_Exercise directions_
Reproduce the listing below exactly. Pictures do not belong in the copy.

----- Data provided

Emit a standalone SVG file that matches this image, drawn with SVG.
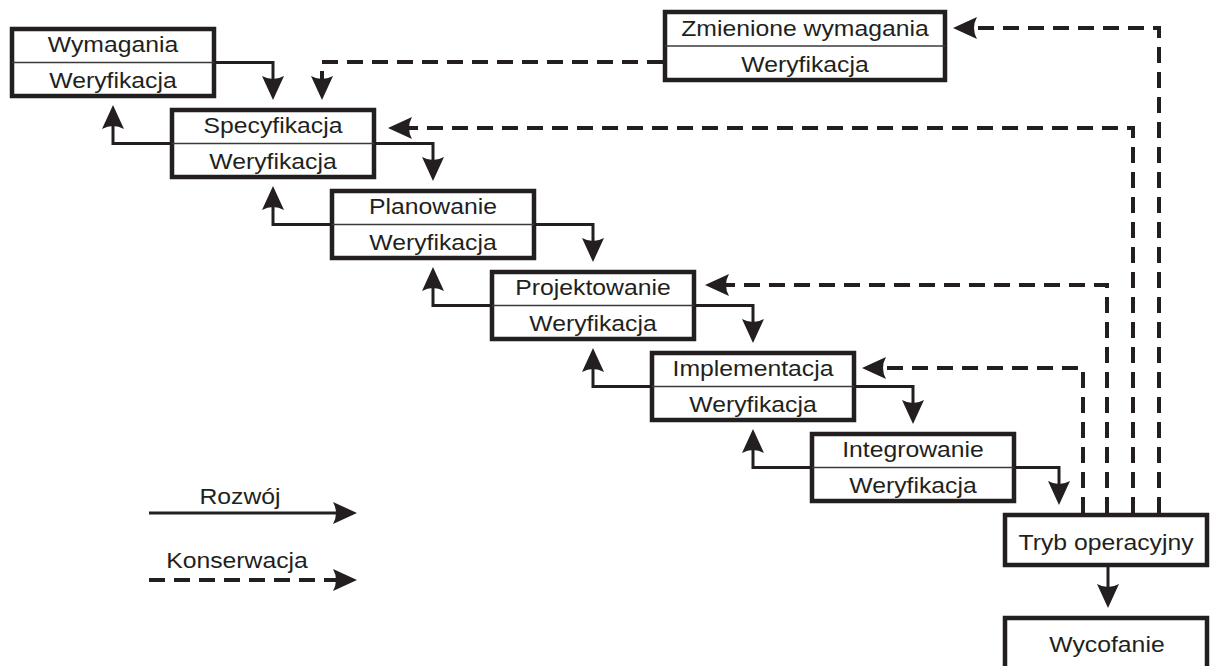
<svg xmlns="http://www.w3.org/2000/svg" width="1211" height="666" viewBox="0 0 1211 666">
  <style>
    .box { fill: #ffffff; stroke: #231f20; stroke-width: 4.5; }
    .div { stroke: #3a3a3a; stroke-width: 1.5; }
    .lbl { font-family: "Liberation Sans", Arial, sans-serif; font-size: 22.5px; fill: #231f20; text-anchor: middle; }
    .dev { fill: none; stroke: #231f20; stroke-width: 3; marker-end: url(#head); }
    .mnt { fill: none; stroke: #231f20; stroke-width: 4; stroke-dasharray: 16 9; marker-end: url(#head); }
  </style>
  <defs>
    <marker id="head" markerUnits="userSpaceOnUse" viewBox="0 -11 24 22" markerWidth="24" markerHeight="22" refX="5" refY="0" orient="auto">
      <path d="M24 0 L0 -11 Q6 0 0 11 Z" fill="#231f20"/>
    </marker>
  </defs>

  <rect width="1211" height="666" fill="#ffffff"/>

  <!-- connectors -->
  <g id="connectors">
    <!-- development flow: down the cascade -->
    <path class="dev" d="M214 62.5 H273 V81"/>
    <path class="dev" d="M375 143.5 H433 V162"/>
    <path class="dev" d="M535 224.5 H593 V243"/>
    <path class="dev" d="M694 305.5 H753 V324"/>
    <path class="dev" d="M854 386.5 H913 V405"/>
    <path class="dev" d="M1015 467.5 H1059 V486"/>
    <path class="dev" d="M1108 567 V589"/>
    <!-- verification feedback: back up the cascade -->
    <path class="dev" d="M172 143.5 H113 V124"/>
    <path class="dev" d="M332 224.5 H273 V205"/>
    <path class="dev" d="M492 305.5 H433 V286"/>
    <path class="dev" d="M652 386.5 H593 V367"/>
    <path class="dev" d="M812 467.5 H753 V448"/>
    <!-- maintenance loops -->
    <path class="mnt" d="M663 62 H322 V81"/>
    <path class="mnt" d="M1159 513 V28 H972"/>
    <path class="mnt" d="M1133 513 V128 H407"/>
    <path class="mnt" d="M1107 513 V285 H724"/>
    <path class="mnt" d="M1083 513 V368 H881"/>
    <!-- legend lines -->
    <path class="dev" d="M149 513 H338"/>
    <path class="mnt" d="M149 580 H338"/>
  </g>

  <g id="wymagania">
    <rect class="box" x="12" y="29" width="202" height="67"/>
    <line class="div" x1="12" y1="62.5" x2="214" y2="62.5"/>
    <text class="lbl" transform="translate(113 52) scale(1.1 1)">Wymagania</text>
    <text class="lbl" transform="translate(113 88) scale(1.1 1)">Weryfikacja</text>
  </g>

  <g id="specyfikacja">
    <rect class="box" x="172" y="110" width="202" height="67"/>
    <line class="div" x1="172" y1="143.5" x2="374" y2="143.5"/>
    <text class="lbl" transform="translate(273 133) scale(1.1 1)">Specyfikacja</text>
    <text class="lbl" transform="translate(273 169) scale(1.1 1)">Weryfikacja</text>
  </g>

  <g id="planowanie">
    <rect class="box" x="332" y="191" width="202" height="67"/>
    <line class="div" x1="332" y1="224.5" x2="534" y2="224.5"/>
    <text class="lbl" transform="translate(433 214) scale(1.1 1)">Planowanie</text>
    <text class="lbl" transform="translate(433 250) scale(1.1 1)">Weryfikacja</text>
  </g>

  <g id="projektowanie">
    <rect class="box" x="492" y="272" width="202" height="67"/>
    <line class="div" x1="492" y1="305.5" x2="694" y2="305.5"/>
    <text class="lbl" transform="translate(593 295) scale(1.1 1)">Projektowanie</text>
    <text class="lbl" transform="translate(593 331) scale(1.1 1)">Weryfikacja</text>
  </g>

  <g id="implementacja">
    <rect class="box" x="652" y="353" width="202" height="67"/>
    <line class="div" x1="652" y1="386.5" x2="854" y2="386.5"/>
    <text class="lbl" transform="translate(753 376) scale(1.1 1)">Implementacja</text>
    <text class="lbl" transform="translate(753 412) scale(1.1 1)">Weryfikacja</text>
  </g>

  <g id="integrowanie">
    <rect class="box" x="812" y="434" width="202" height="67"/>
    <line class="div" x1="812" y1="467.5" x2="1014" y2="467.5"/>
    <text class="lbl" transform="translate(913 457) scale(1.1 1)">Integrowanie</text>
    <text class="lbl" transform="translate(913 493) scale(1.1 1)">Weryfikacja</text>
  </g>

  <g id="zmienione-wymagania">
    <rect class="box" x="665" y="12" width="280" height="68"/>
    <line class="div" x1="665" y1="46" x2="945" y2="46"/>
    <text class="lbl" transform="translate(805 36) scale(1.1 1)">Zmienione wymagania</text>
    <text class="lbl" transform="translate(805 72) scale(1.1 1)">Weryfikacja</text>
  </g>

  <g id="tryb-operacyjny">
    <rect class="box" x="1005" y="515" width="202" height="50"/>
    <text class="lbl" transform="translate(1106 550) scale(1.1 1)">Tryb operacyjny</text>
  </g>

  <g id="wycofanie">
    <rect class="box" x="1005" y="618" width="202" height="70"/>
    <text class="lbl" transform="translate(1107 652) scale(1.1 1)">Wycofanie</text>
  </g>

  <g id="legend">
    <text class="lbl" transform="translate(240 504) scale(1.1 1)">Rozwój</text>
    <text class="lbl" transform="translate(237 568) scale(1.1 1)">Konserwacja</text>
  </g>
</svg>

----------

_Response_
Emit a standalone SVG file that matches this image, drawn with SVG.
<svg xmlns="http://www.w3.org/2000/svg" width="1211" height="666" viewBox="0 0 1211 666">
  <style>
    .box { fill: #ffffff; stroke: #231f20; stroke-width: 4.5; }
    .div { stroke: #3a3a3a; stroke-width: 1.5; }
    .lbl { font-family: "Liberation Sans", Arial, sans-serif; font-size: 22.5px; fill: #231f20; text-anchor: middle; }
    .dev { fill: none; stroke: #231f20; stroke-width: 3; marker-end: url(#head); }
    .mnt { fill: none; stroke: #231f20; stroke-width: 4; stroke-dasharray: 16 9; marker-end: url(#head); }
  </style>
  <defs>
    <marker id="head" markerUnits="userSpaceOnUse" viewBox="0 -11 24 22" markerWidth="24" markerHeight="22" refX="5" refY="0" orient="auto">
      <path d="M24 0 L0 -11 Q6 0 0 11 Z" fill="#231f20"/>
    </marker>
  </defs>

  <rect width="1211" height="666" fill="#ffffff"/>

  <!-- connectors -->
  <g id="connectors">
    <!-- development flow: down the cascade -->
    <path class="dev" d="M214 62.5 H273 V81"/>
    <path class="dev" d="M375 143.5 H433 V162"/>
    <path class="dev" d="M535 224.5 H593 V243"/>
    <path class="dev" d="M694 305.5 H753 V324"/>
    <path class="dev" d="M854 386.5 H913 V405"/>
    <path class="dev" d="M1015 467.5 H1059 V486"/>
    <path class="dev" d="M1108 567 V589"/>
    <!-- verification feedback: back up the cascade -->
    <path class="dev" d="M172 143.5 H113 V124"/>
    <path class="dev" d="M332 224.5 H273 V205"/>
    <path class="dev" d="M492 305.5 H433 V286"/>
    <path class="dev" d="M652 386.5 H593 V367"/>
    <path class="dev" d="M812 467.5 H753 V448"/>
    <!-- maintenance loops -->
    <path class="mnt" d="M663 62 H322 V81"/>
    <path class="mnt" d="M1159 513 V28 H972"/>
    <path class="mnt" d="M1133 513 V128 H407"/>
    <path class="mnt" d="M1107 513 V285 H724"/>
    <path class="mnt" d="M1083 513 V368 H881"/>
    <!-- legend lines -->
    <path class="dev" d="M149 513 H338"/>
    <path class="mnt" d="M149 580 H338"/>
  </g>

  <g id="wymagania">
    <rect class="box" x="12" y="29" width="202" height="67"/>
    <line class="div" x1="12" y1="62.5" x2="214" y2="62.5"/>
    <text class="lbl" transform="translate(113 52) scale(1.1 1)">Wymagania</text>
    <text class="lbl" transform="translate(113 88) scale(1.1 1)">Weryfikacja</text>
  </g>

  <g id="specyfikacja">
    <rect class="box" x="172" y="110" width="202" height="67"/>
    <line class="div" x1="172" y1="143.5" x2="374" y2="143.5"/>
    <text class="lbl" transform="translate(273 133) scale(1.1 1)">Specyfikacja</text>
    <text class="lbl" transform="translate(273 169) scale(1.1 1)">Weryfikacja</text>
  </g>

  <g id="planowanie">
    <rect class="box" x="332" y="191" width="202" height="67"/>
    <line class="div" x1="332" y1="224.5" x2="534" y2="224.5"/>
    <text class="lbl" transform="translate(433 214) scale(1.1 1)">Planowanie</text>
    <text class="lbl" transform="translate(433 250) scale(1.1 1)">Weryfikacja</text>
  </g>

  <g id="projektowanie">
    <rect class="box" x="492" y="272" width="202" height="67"/>
    <line class="div" x1="492" y1="305.5" x2="694" y2="305.5"/>
    <text class="lbl" transform="translate(593 295) scale(1.1 1)">Projektowanie</text>
    <text class="lbl" transform="translate(593 331) scale(1.1 1)">Weryfikacja</text>
  </g>

  <g id="implementacja">
    <rect class="box" x="652" y="353" width="202" height="67"/>
    <line class="div" x1="652" y1="386.5" x2="854" y2="386.5"/>
    <text class="lbl" transform="translate(753 376) scale(1.1 1)">Implementacja</text>
    <text class="lbl" transform="translate(753 412) scale(1.1 1)">Weryfikacja</text>
  </g>

  <g id="integrowanie">
    <rect class="box" x="812" y="434" width="202" height="67"/>
    <line class="div" x1="812" y1="467.5" x2="1014" y2="467.5"/>
    <text class="lbl" transform="translate(913 457) scale(1.1 1)">Integrowanie</text>
    <text class="lbl" transform="translate(913 493) scale(1.1 1)">Weryfikacja</text>
  </g>

  <g id="zmienione-wymagania">
    <rect class="box" x="665" y="12" width="280" height="68"/>
    <line class="div" x1="665" y1="46" x2="945" y2="46"/>
    <text class="lbl" transform="translate(805 36) scale(1.1 1)">Zmienione wymagania</text>
    <text class="lbl" transform="translate(805 72) scale(1.1 1)">Weryfikacja</text>
  </g>

  <g id="tryb-operacyjny">
    <rect class="box" x="1005" y="515" width="202" height="50"/>
    <text class="lbl" transform="translate(1106 550) scale(1.1 1)">Tryb operacyjny</text>
  </g>

  <g id="wycofanie">
    <rect class="box" x="1005" y="618" width="202" height="70"/>
    <text class="lbl" transform="translate(1107 652) scale(1.1 1)">Wycofanie</text>
  </g>

  <g id="legend">
    <text class="lbl" transform="translate(240 504) scale(1.1 1)">Rozwój</text>
    <text class="lbl" transform="translate(237 568) scale(1.1 1)">Konserwacja</text>
  </g>
</svg>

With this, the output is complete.